= GIVEN REQUEST =
In the listing that follows, how many lines contain the string "chart"? Provide only the number.

= GIVEN DATA =
------------------------------------------------

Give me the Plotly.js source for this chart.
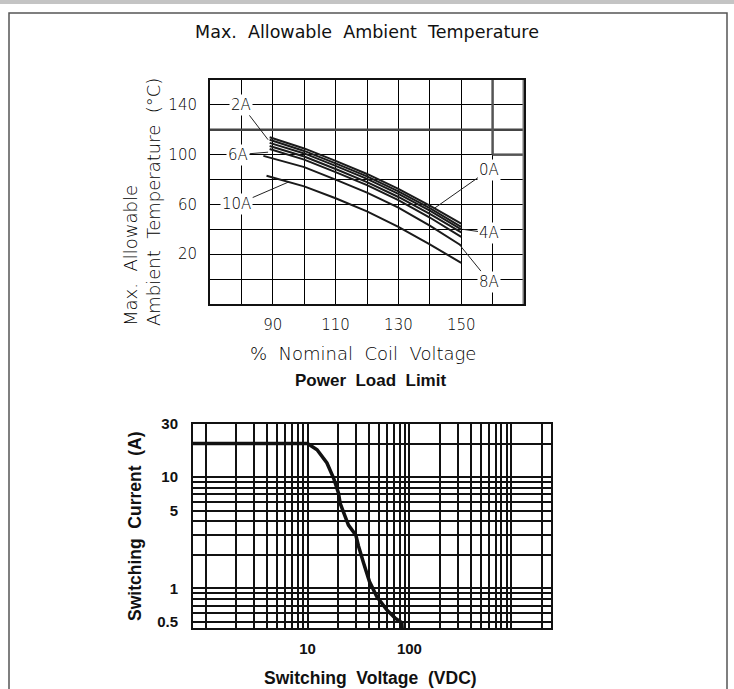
<!DOCTYPE html>
<html>
<head>
<meta charset="utf-8">
<script src="https://cdn.plot.ly/plotly-3.0.1.min.js"></script>
<style>html,body{margin:0;padding:0;background:#fff;}#chart{width:734px;height:689px;}</style>
</head>
<body>
<div id="chart"></div>
<script>
// ---------- Top chart: Max. Allowable Ambient Temperature ----------
const coilX   = [89, 100, 110, 120, 130, 140, 150];
const temp0A  = [114, 105, 95, 84.5, 72.5, 59, 44.5];
const temp2A  = [112, 103, 93, 82.5, 70.5, 57, 42];
const temp4A  = [109.5, 101, 91, 80.5, 68.5, 55, 40];
const temp4Ab = [107, 98.5, 88.5, 78, 66, 52.5, 37.5];
const temp6A  = [104.5, 96, 86, 75.5, 63.5, 49.5, 34];
const coilX8  = [87, 100, 110, 120, 130, 140, 150];
const temp8A  = [99, 90, 80, 69.5, 57.5, 43, 27];
const coilX10 = [88, 100, 110, 120, 130, 140, 150];
const temp10A = [83, 74.5, 65, 54.5, 42, 28, 13];

const topXTicks = [70, 80, 90, 100, 110, 120, 130, 140, 150, 160, 170];
const topXText  = ['', '', '90', '', '110', '', '130', '', '150', '', ''];
const topYTicks = [-20, 0, 20, 40, 60, 80, 100, 120, 140, 160];
const topYText  = ['', '', '20', '', '60', '', '100', '', '140', ''];

// ---------- Bottom chart: Power Load Limit ----------
const voltageVDC = [0.7, 10, 12.4, 15.5, 18, 20.1, 20.9, 22.6, 25.2, 29.8, 31.6, 35.4, 40.5, 47.9, 60, 72.4, 84.2, 85];
const currentA   = [20, 20, 17.6, 13.4, 9.8, 7.2, 5.8, 4.7, 3.7, 3.0, 2.4, 1.7, 1.15, 0.84, 0.64, 0.54, 0.49, 0.42];

const botXTicks = [1,2,3,4,5,6,7,8,9,10,20,30,40,50,60,70,80,90,100,200,300,400,500,600,700,800,900,1000,2000];
const botXText  = botXTicks.map(v => (v === 10 || v === 100) ? String(v) : '');
const botYTicks = [0.5,0.6,0.7,0.8,0.9,1,2,3,4,5,6,7,8,9,10,20,30];
const botYLabels = {0.5:'0.5', 1:'1', 5:'5', 10:'10', 30:'30'};
const botYText  = botYTicks.map(v => botYLabels[v] || '');

const thinFont = {family: 'DejaVu Sans', size: 15, color: '#000', weight: 200};
const boldFont = {family: 'Liberation Sans, Arial, sans-serif', size: 15, color: '#111', weight: 'bold'};
const W = 734, H = 689;
const px = x => x / W;
const py = y => 1 - y / H;

const lineStyle = {color: '#1a1a1a', width: 2};
const mk = (x, y, name) => ({x, y, name, type: 'scatter', mode: 'lines', line: lineStyle, xaxis: 'x', yaxis: 'y', hoverinfo: 'skip'});

const data = [
  mk(coilX, temp0A, '0A'),
  mk(coilX, temp2A, '2A'),
  mk(coilX, temp4A, '4A'),
  mk(coilX, temp4Ab, '4A-b'),
  mk(coilX, temp6A, '6A'),
  mk(coilX8, temp8A, '8A'),
  mk(coilX10, temp10A, '10A'),
  {x: voltageVDC, y: currentA, type: 'scatter', mode: 'lines', line: {color: '#111', width: 3.5}, xaxis: 'x2', yaxis: 'y2', hoverinfo: 'skip', name: 'limit'}
];

const gridCommon = {showgrid: true, gridcolor: '#000', gridwidth: 1, zeroline: false, showline: true, linecolor: '#111', linewidth: 2, mirror: true, ticks: '', fixedrange: true};

const leader = (text, x, y, ax, ay) => ({
  xref: 'x', yref: 'y', axref: 'x', ayref: 'y', x, y, ax, ay, text,
  showarrow: true, arrowhead: 0, arrowwidth: 1, arrowcolor: '#222', standoff: 0, startstandoff: 0,
  font: thinFont, bgcolor: '#fff', borderpad: 1
});

const layout = {
  width: W, height: H,
  margin: {l: 0, r: 0, t: 0, b: 0, autoexpand: false},
  paper_bgcolor: '#fff', plot_bgcolor: '#fff', showlegend: false,
  title: {text: 'Max.\u00a0 Allowable\u00a0 Ambient\u00a0 Temperature', x: 0.5, xanchor: 'center', y: py(32), yanchor: 'middle', font: {family: 'DejaVu Sans', size: 17.5, color: '#111', weight: 'normal'}},
  xaxis: Object.assign({}, gridCommon, {domain: [px(210), px(524)], range: [70, 170], tickmode: 'array', tickvals: topXTicks, ticktext: topXText, tickfont: thinFont, anchor: 'y', ticklabelstandoff: 6}),
  yaxis: Object.assign({}, gridCommon, {domain: [py(304), py(80)], range: [-20, 160], tickmode: 'array', tickvals: topYTicks, ticktext: topYText, tickfont: thinFont, anchor: 'x', ticklabelstandoff: 8}),
  xaxis2: Object.assign({}, gridCommon, {type: 'log', domain: [px(193), px(551)], range: [-0.124, 3.389], tickmode: 'array', tickvals: botXTicks, ticktext: botXText, tickfont: boldFont, anchor: 'y2', gridwidth: 2, gridcolor: '#111', ticklabelstandoff: 6}),
  yaxis2: Object.assign({}, gridCommon, {type: 'log', domain: [py(628), py(424)], range: [Math.log10(0.44), Math.log10(30)], tickmode: 'array', tickvals: botYTicks, ticktext: botYText, tickfont: boldFont, anchor: 'x2', gridwidth: 2, gridcolor: '#111', ticklabelstandoff: 10}),
  shapes: [
    {type: 'rect', xref: 'paper', yref: 'paper', x0: 0, x1: 1, y0: py(4), y1: 1, fillcolor: '#c4c4c4', line: {width: 0}, layer: 'below'},
    {type: 'rect', xref: 'paper', yref: 'paper', x0: px(9), x1: px(727), y0: -0.05, y1: py(13), line: {color: '#555', width: 1.5}, fillcolor: 'rgba(0,0,0,0)'},
    {type: 'line', xref: 'x', yref: 'y', x0: 70, x1: 170, y0: 120, y1: 120, line: {color: '#444', width: 2.5}},
    {type: 'line', xref: 'x', yref: 'y', x0: 160, x1: 160, y0: 100, y1: 160, line: {color: '#555', width: 2.5}},
    {type: 'line', xref: 'x', yref: 'y', x0: 160, x1: 170, y0: 100, y1: 100, line: {color: '#555', width: 2.5}},
    {type: 'line', xref: 'x', yref: 'y', x0: 170, x1: 170, y0: -20, y1: 160, line: {color: '#777', width: 3}}
  ],
  annotations: [
    leader('2A', 88.5, 112, 80, 140),
    leader('6A', 88.5, 102, 79, 100),
    leader('10A', 95, 78, 78.5, 60),
    leader('0A', 141.5, 57, 159, 88),
    leader('4A', 150.5, 40, 159, 37),
    leader('8A', 149.5, 27.5, 159, -2),
    {xref: 'paper', yref: 'paper', x: px(142), y: py(328), xanchor: 'center', yanchor: 'bottom', textangle: -90, align: 'left', showarrow: false,
     text: 'Max.\u00a0 Allowable<br>Ambient\u00a0 Temperature\u00a0 (°C)', font: {family: 'DejaVu Sans', size: 18, color: '#000', weight: 200}},
    {xref: 'paper', yref: 'paper', x: px(363), y: py(353), xanchor: 'center', yanchor: 'middle', showarrow: false,
     text: '%\u00a0 Nominal\u00a0 Coil\u00a0 Voltage', font: {family: 'DejaVu Sans', size: 18, color: '#000', weight: 200}},
    {xref: 'paper', yref: 'paper', x: px(370), y: py(380), xanchor: 'center', yanchor: 'middle', showarrow: false,
     text: 'Power\u00a0 Load\u00a0 Limit', font: {family: 'Liberation Sans, Arial, sans-serif', size: 17, color: '#111', weight: 'bold'}},
    {xref: 'paper', yref: 'paper', x: px(135), y: py(526), xanchor: 'center', yanchor: 'middle', textangle: -90, showarrow: false,
     text: 'Switching\u00a0 Current\u00a0 (A)', font: {family: 'Liberation Sans, Arial, sans-serif', size: 17.5, color: '#111', weight: 'bold'}},
    {xref: 'paper', yref: 'paper', x: px(370), y: py(678), xanchor: 'center', yanchor: 'middle', showarrow: false,
     text: 'Switching\u00a0 Voltage\u00a0 (VDC)', font: {family: 'Liberation Sans, Arial, sans-serif', size: 17.5, color: '#111', weight: 'bold'}}
  ]
};

Plotly.newPlot('chart', data, layout, {staticPlot: true, displayModeBar: false});
</script>
</body>
</html>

------------------------------------------------

= WRITTEN ANSWER =
6